Reality TV shouldn’t ridicule

Reality television isn’t known for its high class or morality, but even the lowest form of TV is stepping out of bounds.

Sen. Zell Miller of Georgia spent a good portion of Tuesday lambasting CBS and its president Leslie Moonves for planning a reality series based on the classic sitcom The Beverly Hillbillies by recruiting “rural” Americans to live in L.A. and have their adjustments taped.

Miller claims that CBS is pursuing “bigotry for bucks” by exposing one of the few stereotypes in America that can still be ridiculed without recourse. Miller is right, and if CBS does develop the show, people from this area of the country, Mississippi, could be subject to the inside joke of an entire viewing nation.

If a network were to pursue a “fish out of water” reality show with Hispanic immigrants or African Americans in the inner cities, civil rights organizations would have a field day. But “hillbillies,” or “rural residents,” are primarily white and not classified as minorities.

But given the national view on southern culture, taking “poor hicks” from the southern area of the United States and exploiting their features is the same as stereotyping any minority.

If the show is developed and broadcast, southern America should not take it lightly. In an age of continuous refashioning of our image, the South doesn’t need to subject itself to low-brow laughs because of our residents’ accents and income.
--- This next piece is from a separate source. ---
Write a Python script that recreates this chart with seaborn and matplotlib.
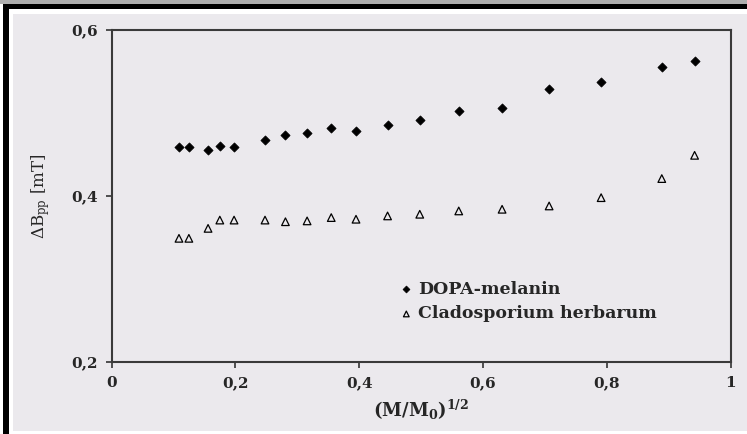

There are poor and “funny-sounding” people in every area of this country, so maybe CBS could look elsewhere.

CBS is looking for a new, quick comedy, something that will keep viewers tuning in, and nothing’s better than exploiting those who are unaware that they’re the joke.

The problem with this joke is that rural Americans are no different than any other minority or majority in this country and deserve to be treated with the same respect.